Opportunity to Choose Attorney
Appellant also argues his right to counsel was not vindicated because there were pages torn from the telephone directory--limiting his ability to choose his own attorney. "[A]ny person who is required to decide whether he will submit to a chemical test * * * shall have the right to consult with a lawyer of his own choosing * * * ." Friedman, 473 N.W.2d at 835 (quoting Prideaux v. Commissioner of Pub. Safety, 310 Minn. 405, 421, 247 N.W.2d 385, 394 (1976)).
There was a conflict in testimony over whether appellant was provided a separate telephone book or was only able to use the telephone book attached to the pay telephone approximately five feet away from the free telephone. The district court found Bentrud handed appellant a telephone book, crediting Bentrud's testimony. See Thorud, 349 N.W.2d at 344 (stating due regard is given to the district court's ability to judge witness credibility). The court further acknowledged appellant's testimony that he made no request for a different telephone book, did not complain about missing pages, and did not request any assistance.

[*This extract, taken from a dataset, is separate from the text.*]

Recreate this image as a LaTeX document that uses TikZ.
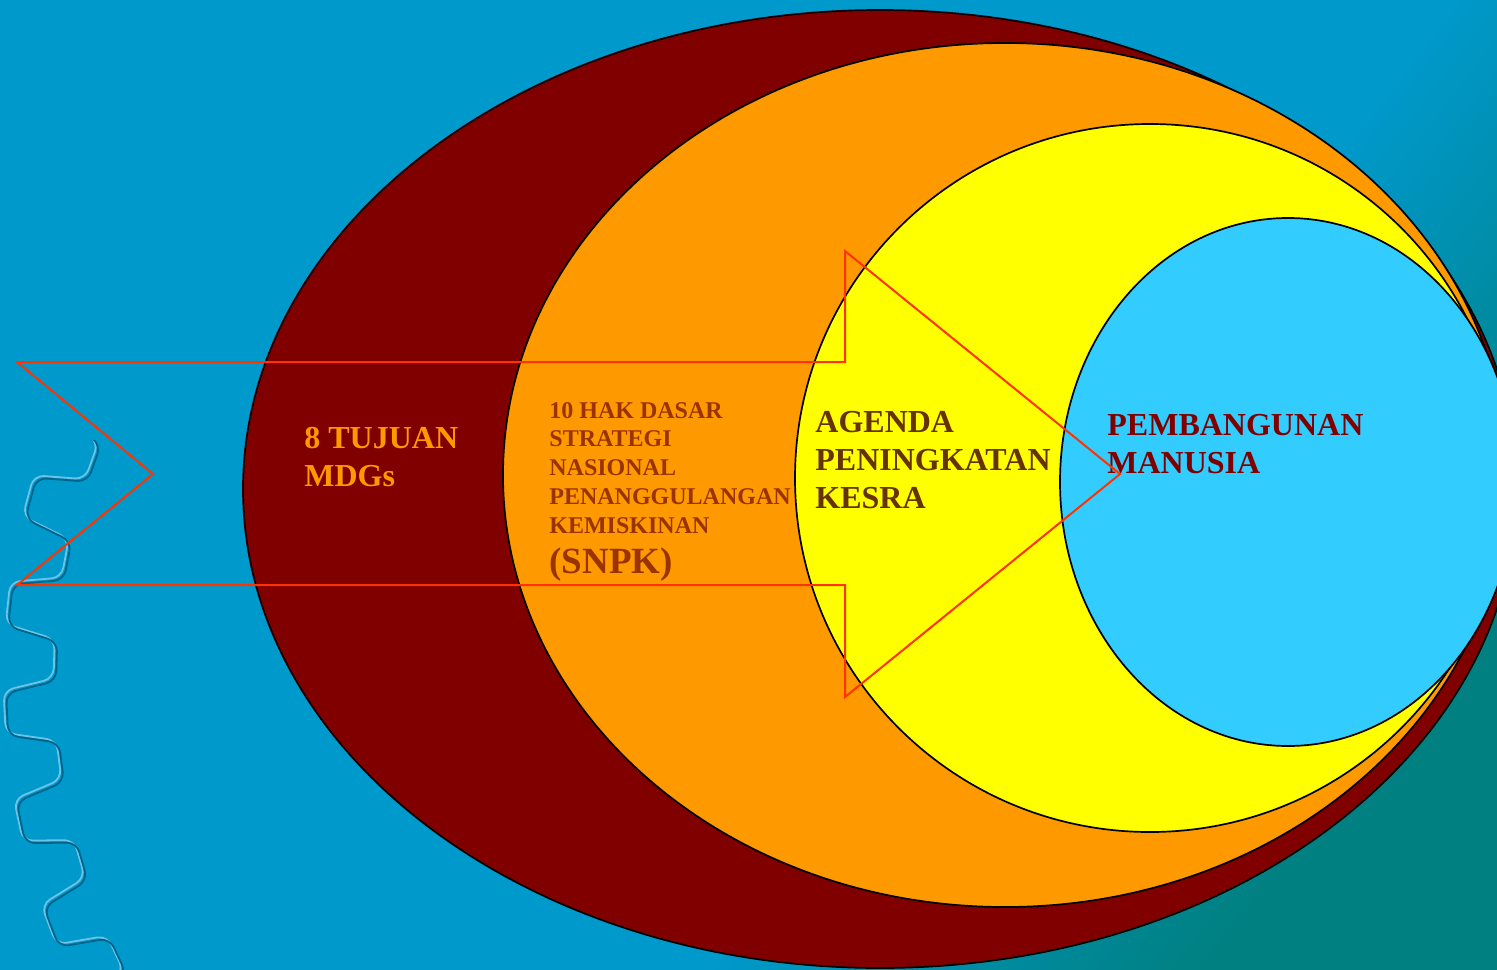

A police officer is required to assist a driver in the vindication of his right to counsel. McNaughton v. Commissioner of Pub. Safety, 536 N.W.2d 912, 914-15 (Minn. App. 1995). But an officer cannot be required to guess which difficulties a silent driver is having or may allege at a subsequent hearing. Even if the district court had credited appellant's testimony regarding the missing pages, appellant did not allow Bentrud to assist him because he did not inform him of the alleged missing pages. On this record, we cannot conclude appellant was denied the right to contact an attorney of his choice.